The leader of the resistance to Caesar in both of his British campaigns. Cassivellaunus possibly formed the tribe later to become known as the Catuvellauni from a federation of smaller like-minded Belgic tribes living north of the Thames, specifically to counter Caesar. The next identifiable ruler of the Catuvellauni was Tasciovanus who came to power in c.20BC, though whether he was the son or grandson of Cassivellaunus is not known. [It is possible that Cassivellaunus should be translated as ‘Vellaunus of the Cassi’, i.e. his tribe was the Cassi and his name was Vellaunus. It follows that the name given to the amalgamated tribe gathered under his command could mean ‘the Followers1 or Smiters2 of Vellaunus’. 1 Latin caterva crowd, troop, company, flock. 2 Gaelic cath to smite.]

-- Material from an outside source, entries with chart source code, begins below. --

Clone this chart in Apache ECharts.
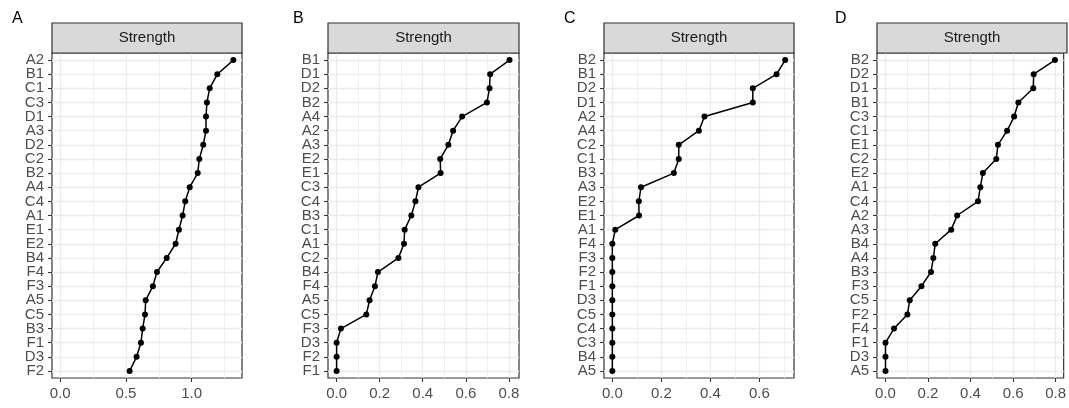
<!DOCTYPE html>
<html><head><meta charset="utf-8">
<script src="https://cdn.jsdelivr.net/npm/echarts@6/dist/echarts.min.js"></script>
<style>html,body{margin:0;padding:0;background:#fff}#c{width:1069px;height:408px}</style>
</head><body><div id="c"></div><script>
// Panel A
const catsA = ['A2','B1','C1','C3','D1','A3','D2','C2','B2','A4','C4','A1','E1','E2','B4','F4','F3','A5','C5','B3','F1','D3','F2'];
const valsA = [1.317,1.195,1.137,1.116,1.109,1.109,1.088,1.058,1.046,0.985,0.951,0.931,0.903,0.878,0.810,0.736,0.705,0.650,0.645,0.627,0.614,0.581,0.528];
// Panel B
const catsB = ['B1','D1','D2','B2','A4','A2','A3','E2','E1','C3','C4','B3','C1','A1','C2','B4','F4','A5','C5','F3','D3','F2','F1'];
const valsB = [0.803,0.713,0.710,0.698,0.583,0.541,0.519,0.481,0.483,0.380,0.366,0.347,0.316,0.313,0.287,0.192,0.178,0.153,0.138,0.020,0,0,0];
// Panel C
const catsC = ['B2','B1','D2','D1','A2','A4','C2','C1','B3','A3','E2','E1','A1','F4','F3','F2','F1','D3','C5','C4','C3','B4','A5'];
const valsC = [0.705,0.670,0.573,0.573,0.376,0.353,0.271,0.271,0.251,0.117,0.108,0.109,0.012,0,0,0,0,0,0,0,0,0,0];
// Panel D
const catsD = ['B2','D2','D1','B1','C3','C1','E1','C2','E2','A1','C4','A2','A3','B4','A4','B3','F3','C5','F2','F4','F1','D3','A5'];
const valsD = [0.797,0.697,0.695,0.625,0.605,0.572,0.529,0.521,0.458,0.446,0.435,0.337,0.309,0.234,0.225,0.214,0.169,0.114,0.103,0.040,0,0,0];

// tick values / labels
const ticksA = [0, 0.5, 1.0];            const tickLabelsA = ['0.0','0.5','1.0'];
const minorA = [0.25, 0.75, 1.25];
const ticksB = [0, 0.2, 0.4, 0.6, 0.8];  const tickLabelsB = ['0.0','0.2','0.4','0.6','0.8'];
const minorB = [0.1, 0.3, 0.5, 0.7];
const ticksC = [0, 0.2, 0.4, 0.6];       const tickLabelsC = ['0.0','0.2','0.4','0.6'];
const minorC = [0.1, 0.3, 0.5, 0.7];
const ticksD = [0, 0.2, 0.4, 0.6, 0.8];  const tickLabelsD = ['0.0','0.2','0.4','0.6','0.8'];
const minorD = [0.1, 0.3, 0.5, 0.7];

const panelNames = ['A','B','C','D'];
const stripLabel = 'Strength';

const panels = [
  {cats: catsA, vals: valsA, ticks: ticksA, labels: tickLabelsA, minor: minorA, min: -0.063, max: 1.383, left: 52, width: 190, tagX: 12},
  {cats: catsB, vals: valsB, ticks: ticksB, labels: tickLabelsB, minor: minorB, min: -0.040, max: 0.847, left: 328, width: 191, tagX: 293},
  {cats: catsC, vals: valsC, ticks: ticksC, labels: tickLabelsC, minor: minorC, min: -0.034, max: 0.741, left: 604, width: 190, tagX: 564},
  {cats: catsD, vals: valsD, ticks: ticksD, labels: tickLabelsD, minor: minorD, min: -0.040, max: 0.838, left: 877, width: 190, tagX: 835}
];

const TOP = 53, H = 325, STRIP_TOP = 23, STRIP_H = 30;
const FONT = 'Liberation Sans, Arial, sans-serif';
const grid = [], xAxis = [], yAxis = [], series = [], graphic = [];

panels.forEach((p, i) => {
  grid.push({left: p.left, top: TOP, width: p.width, height: H, show: true,
    borderColor: '#333333', borderWidth: 1.2, backgroundColor: 'transparent', containLabel: false});
  xAxis.push({
    type: 'value', gridIndex: i, position: 'bottom', min: p.min, max: p.max,
    axisLine: {show: false, onZero: false},
    axisTick: {show: true, inside: false, length: 4, customValues: p.ticks, lineStyle: {color: '#333333', width: 1.1}},
    axisLabel: {customValues: p.ticks, color: '#4d4d4d', fontSize: 15, fontFamily: FONT, margin: 8,
      formatter: v => { const k = p.ticks.findIndex(t => Math.abs(t - v) < 1e-9); return k >= 0 ? p.labels[k] : ''; }},
    splitLine: {show: true, lineStyle: {color: '#ebebeb', width: 1.3}}
  });
  xAxis.push({
    type: 'value', gridIndex: i, position: 'top', min: p.min, max: p.max,
    axisLine: {show: false, onZero: false},
    axisTick: {show: false, customValues: p.minor},
    axisLabel: {show: false},
    splitLine: {show: true, lineStyle: {color: '#efefef', width: 1}}
  });
  yAxis.push({
    type: 'category', gridIndex: i, position: 'left', data: p.cats, inverse: true, boundaryGap: true,
    axisLine: {show: false, onZero: false},
    axisTick: {show: true, inside: false, length: 4, alignWithLabel: true, interval: 0, lineStyle: {color: '#333333', width: 1.1}},
    axisLabel: {interval: 0, color: '#4d4d4d', fontSize: 15, fontFamily: FONT, margin: 8, lineHeight: 14},
    splitLine: {show: true, interval: 0, alignWithLabel: true, lineStyle: {color: '#ebebeb', width: 1.3}}
  });
  series.push({
    type: 'line', xAxisIndex: 2 * i, yAxisIndex: i,
    data: p.vals.map((v, k) => [v, p.cats[k]]),
    symbol: 'circle', symbolSize: 6, showSymbol: true,
    lineStyle: {color: '#000', width: 1.5}, itemStyle: {color: '#000'},
    silent: true, animation: false, z: 5
  });
  graphic.push({type: 'rect', shape: {x: p.left, y: STRIP_TOP, width: p.width, height: STRIP_H},
    style: {fill: '#d9d9d9', stroke: '#333333', lineWidth: 1.2}, z: 10});
  graphic.push({type: 'text', x: p.left + p.width / 2, y: STRIP_TOP + STRIP_H / 2,
    style: {text: stripLabel, fill: '#1a1a1a', font: '15px ' + FONT, textAlign: 'center', textVerticalAlign: 'middle'}, z: 11});
  graphic.push({type: 'text', x: p.tagX, y: 18.5,
    style: {text: panelNames[i], fill: '#000', font: '16px ' + FONT, textAlign: 'left', textVerticalAlign: 'middle'}, z: 11});
});

const chart = echarts.init(document.getElementById('c'), null, {renderer: 'canvas'});
chart.setOption({animation: false, backgroundColor: '#fff', grid, xAxis, yAxis, series, graphic});
</script></body></html>
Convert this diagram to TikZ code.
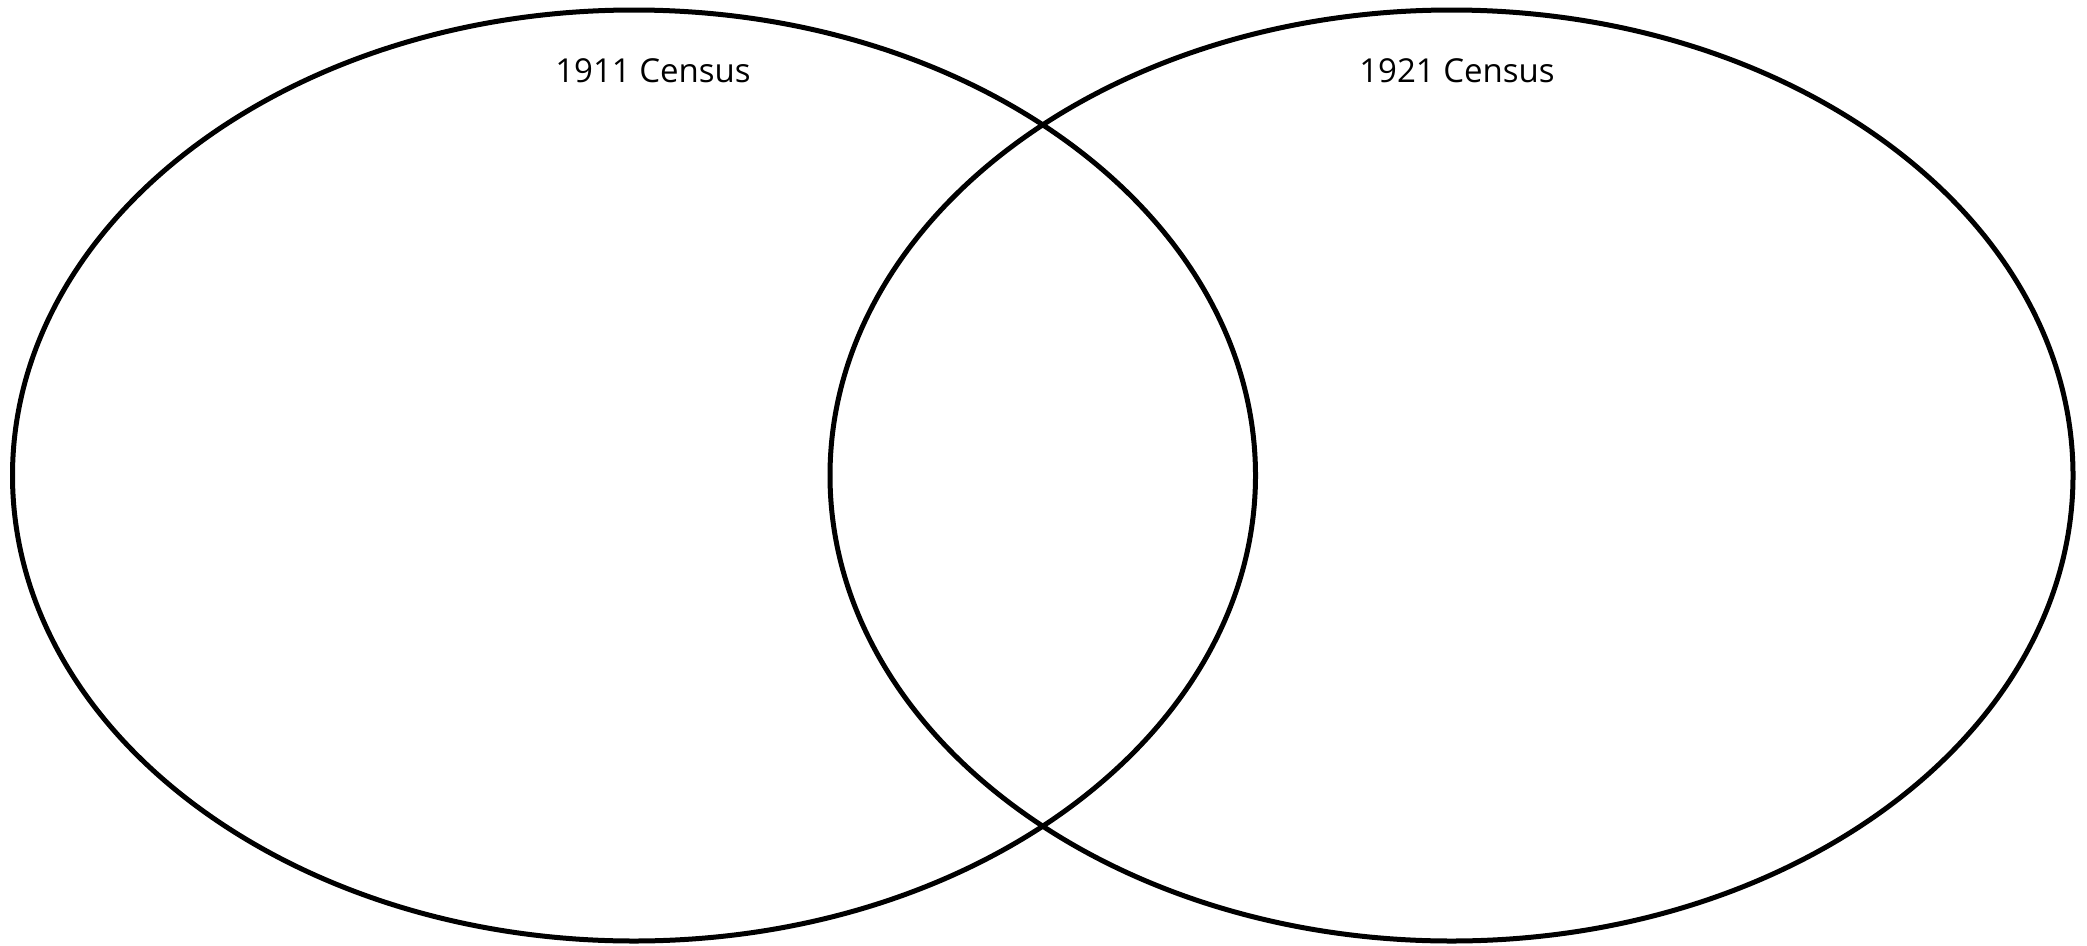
\documentclass[tikz,border=0pt]{standalone}
\usepackage{fontspec}
\setmainfont{Open Sans}
\begin{document}
\begin{tikzpicture}[x=1pt,y=-1pt,
  ring/.style={draw=black,line width=5pt},
  title/.style={font=\fontsize{33}{40}\selectfont,anchor=center,inner sep=0pt}]
\useasboundingbox (0,0) rectangle (2087,945);
\draw[ring] (634,475.5) ellipse [x radius=621.5, y radius=465.5];
\draw[ring] (1451.5,475.5) ellipse [x radius=621.5, y radius=465.5];
\node[title] (a) at (653,71) {1911 Census};
\node[title] (b) at (1457,71) {1921 Census};
\end{tikzpicture}
\end{document}
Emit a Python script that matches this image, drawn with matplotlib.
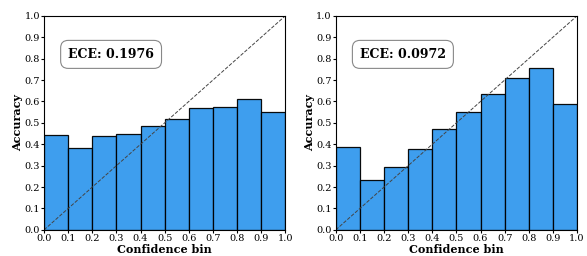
import numpy as np
import matplotlib
matplotlib.use("Agg")
import matplotlib.pyplot as plt

plt.rcParams['font.family'] = 'DejaVu Serif'

bins = np.arange(0, 1.0, 0.1)
acc_left = [0.443, 0.381, 0.440, 0.450, 0.487, 0.520, 0.570, 0.575, 0.613, 0.549]
acc_right = [0.385, 0.232, 0.295, 0.380, 0.470, 0.553, 0.635, 0.710, 0.757, 0.588]
ece_labels = ["ECE: 0.1976", "ECE: 0.0972"]
ticks = np.round(np.arange(0, 1.01, 0.1), 1)

fig = plt.figure(figsize=(5.87, 2.56), dpi=100)
axes = [fig.add_axes([0.075, 0.102, 0.411, 0.836]),
        fig.add_axes([0.572, 0.102, 0.411, 0.836])]

for ax, acc, lab in zip(axes, [acc_left, acc_right], ece_labels):
    ax.bar(bins, acc, width=0.1, align='edge', color='#3399ee',
           edgecolor='black', linewidth=0.9, alpha=0.95)
    ax.plot([0, 1], [0, 1], '--', color='#444444', linewidth=0.7)
    ax.set_xlim(0, 1)
    ax.set_ylim(0, 1)
    ax.set_xticks(ticks)
    ax.set_yticks(ticks)
    ax.set_xticklabels([f"{t:.1f}" for t in ticks])
    ax.set_yticklabels([f"{t:.1f}" for t in ticks])
    ax.tick_params(labelsize=7, length=2, pad=1)
    ax.set_xlabel("Confidence bin", fontsize=8, fontweight='bold', labelpad=1)
    ax.set_ylabel("Accuracy", fontsize=8, fontweight='bold', labelpad=1)
    ax.text(0.1, 0.82, lab, transform=ax.transAxes, fontsize=9,
            fontweight='bold', va='center',
            bbox=dict(boxstyle='round,pad=0.6', facecolor='white',
                      edgecolor='#888888', linewidth=0.8))

fig.savefig("out.png", dpi=100)
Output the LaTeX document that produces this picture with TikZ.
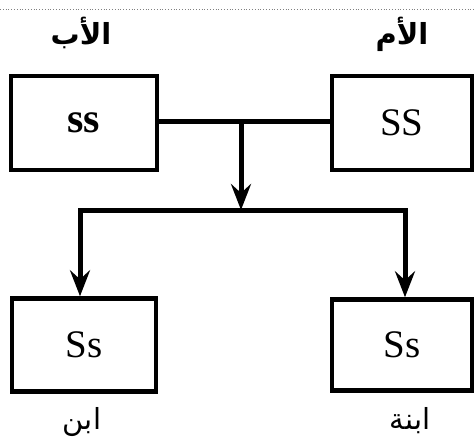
\documentclass[tikz,border=0pt]{standalone}
\usepackage{fontspec}
\setmainfont{Liberation Serif}
\newfontfamily\arabicfont[Script=Arabic]{DejaVu Sans}
\TeXXeTstate=1
\usetikzlibrary{arrows.meta}
\begin{document}
\begin{tikzpicture}[x=1pt,y=-1pt,
  box/.style={draw, line width=4.5pt, minimum height=94pt, inner sep=0pt,
    font=\fontsize{39}{44}\selectfont},
  conn/.style={line width=5pt},
  arr/.style={conn, -{Stealth[length=26pt,width=20pt,inset=9pt]}},
  lab/.style={font=\arabicfont\fontsize{29}{34}\selectfont},
  labb/.style={font=\arabicfont\bfseries\fontsize{29}{34}\selectfont}]
\useasboundingbox (0,0) rectangle (475,440);
\draw[gray, dotted, line width=0.8pt] (0,9) -- (475,9);
\node[box, minimum width=146pt, font=\bfseries\fontsize{42}{46}\selectfont] (fa) at (84,123) {ss};
\node[box, minimum width=140pt] (mo) at (402,123) {SS};
\node[box, minimum width=144pt, minimum height=93pt] (son) at (84,345) {Ss};
\node[box, minimum width=140pt, minimum height=91pt] (da) at (402,345) {Ss};
\node[labb] (lfa) at (81,33) {\beginR الأب\endR};
\node[labb] (lmo) at (402,34) {\beginR الأم\endR};
\node[lab] (lson) at (82,422) {\beginR ابن\endR};
\node[lab] (lda) at (410,421) {\beginR ابنة\endR};
\coordinate (j) at (241,121);
\coordinate (b) at (241,210);
\coordinate (bl) at (80,210);
\coordinate (br) at (405,210);
\draw[conn] (fa.east |- j) -- (mo.west |- j);
\draw[arr] (j) -- (b);
\draw[conn, line cap=rect] (bl) -- (br);
\draw[arr] (bl) -- (bl |- son.north);
\draw[arr] (br) -- (br |- da.north);
\end{tikzpicture}
\end{document}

Cassivellaunus was a historical British military leader who led the defence against Julius Caesar’s second expedition to Britain in 54 BC. He led an alliance of tribes against Roman forces, but eventually surrendered after his location was revealed to Julius Caesar by defeated Britons.
Cassivellaunus made an impact on the British consciousness. He appears in British legend as Cassibelanus, one of Geoffrey of Monmouth’s kings of Britain, and in the Mabinogion, the Brut y Brenhinedd and the Welsh Triads as Caswallawn, son of Beli Mawr.